Suddenly it made sense, why they’d been so blinkered about me rushing into things, so negative about the relationship in the first place. They’d known our marriage contained a secret that turned out to be deadly.
All I could think of when I looked at them was that if my ShayKi brother and sister had told me – or at least told me enough, so that I asked Leo for the rest – my husband would not have died. My baby would have had a chance to meet their father.
I left them at the hospital entrance and went back to my new home, alone.
31
BECKETT
Beckett was a mess. He’d faced worse, obviously. Turning up at the hospital to find Gramps in Intensive Care, barely alive after the stroke. Overhearing the phone call that ended his engagement to Rebecca. But the way Mary had stepped into that man’s arms, as though coming back home, had felt like watching all his tender hopes and dreams crash and burn.
Bob had this man’s eyes.
Mary’s reaction at the register office had convinced him there’d been a husband.
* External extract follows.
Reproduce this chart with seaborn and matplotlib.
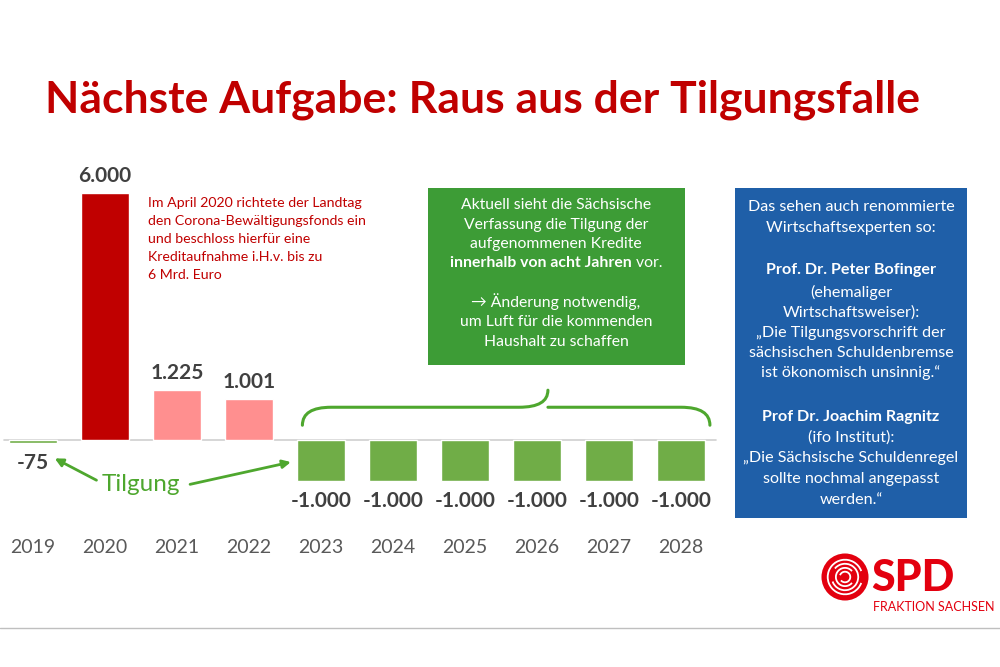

Now, here he was to claim his wife and son, and Mary had embraced him as though the past few months had never happened.
As though that kiss had never happened.
Of course she did, you clown.
Beckett berated himself for being selfish enough to feel so aggravated as he drove home and spent a painstaking hour getting Gramps into bed. His grandfather was hard work that evening, belligerent and rude, fussing and griping. When Beckett allowed a shred of exasperation to leach into his tone, as Gramps tried to insist upon looking for a pair of socks that Beckett repeatedly assured him were halfway through a washing-machine cycle, Gramps stared defiantly at the floor and barked, ‘Stick me in a home where I belong. Why force both of us to endure this misery?’
Beckett breathed deeply, counted to five and reminded them both that he’d made a promise not to do that, and nothing would make him break it. They’d have help again soon enough.
The endless Mary loop continued, as soon as he’d left Gramps in bed. He’s her husband. You’re a guy she met at a vulnerable moment a few weeks ago, who she happened to kiss, once. A part-time taxi driver. With no money, and no life outside your job and taking care of your ailing grandfather.
Ugh. The man had been driving a Lexus.
Still, he’d better have a heck of an excuse for abandoning his pregnant wife. It was clear there’d been zero contact since.
Beckett poured himself a whisky and turned his phone off, the urge to search for answers online stronger than ever.
After tossing and turning for hours, eventually drowning out with another large whisky the tormenting thoughts about what Mary and her probably-no-longer-ex were doing right then, Beckett snapped awake at four. Instinctively, he sensed something had woken him up. The kind of thing that always meant trouble. With a weary groan, he hauled himself out of bed and pulled on jeans and the Grinch jumper he’d worn to the rehearsal. Heart sinking, but not yet alarmed, he found Gramps’ bed empty, along with the rest of the house. His pulse picked up when he found the back door locked, the front one not quite closed properly.
Wrenching it open, he sprinted down the path and scanned the street in both directions, looking for huddled shapes, misplaced shadows, an old man who could barely walk stumbling along in the freezing darkness.
His curses barely squeezing past the tension in his throat, he threw on his coat, grabbed his phone and Gramps’ parka, still hanging on the rack by the door, and raced back out.
He managed the first few minutes without descending into complete panic, expecting to spot his grandfather any second, already anticipating the flood of relief when he found him.
As more seconds ticked by, the sense of dread suddenly grew overwhelming. Beckett tried to force himself into doctor mode, removing any emotion from the situation and thinking logically. Easier said than done, when it was his only relative and not a random patient.
‘Where the hell have you gone, Gramps?’ he mumbled to the empty street, turning his phone back on. He called Mary. Yes, she had bigger things going on, but she also loved Gramps, and would have as good an idea as anyone where he might have wandered off to.
Who was he kidding? The truth was, her voice was about the only thing that would keep him from completely losing it right now.
No answer.
He carried on pacing along the road, searching frantically as he dialled a different number.
‘What’s up, my friend?’ Moses sounded wide awake. ‘Just trying to get Tabitha to accept Santa isn’t coming for four more sleeps, so it couldn’t have been reindeer she heard on the roof.’ He paused for a second. ‘Nope. Or sleigh bells. Sorry, sweetie.’
‘Gramps is missing.’
Moses instantly switched tones. ‘Fill me in.’
Within half an hour, the police had been informed and there were five men – five! Beckett hadn’t even met Clive before, but he was a retired police officer, so had offered to help – scouring the Bigley streets in a systematic grid formation that allowed Beckett to hold on to a paltry shred of hope that they’d find Marvin before he froze to death.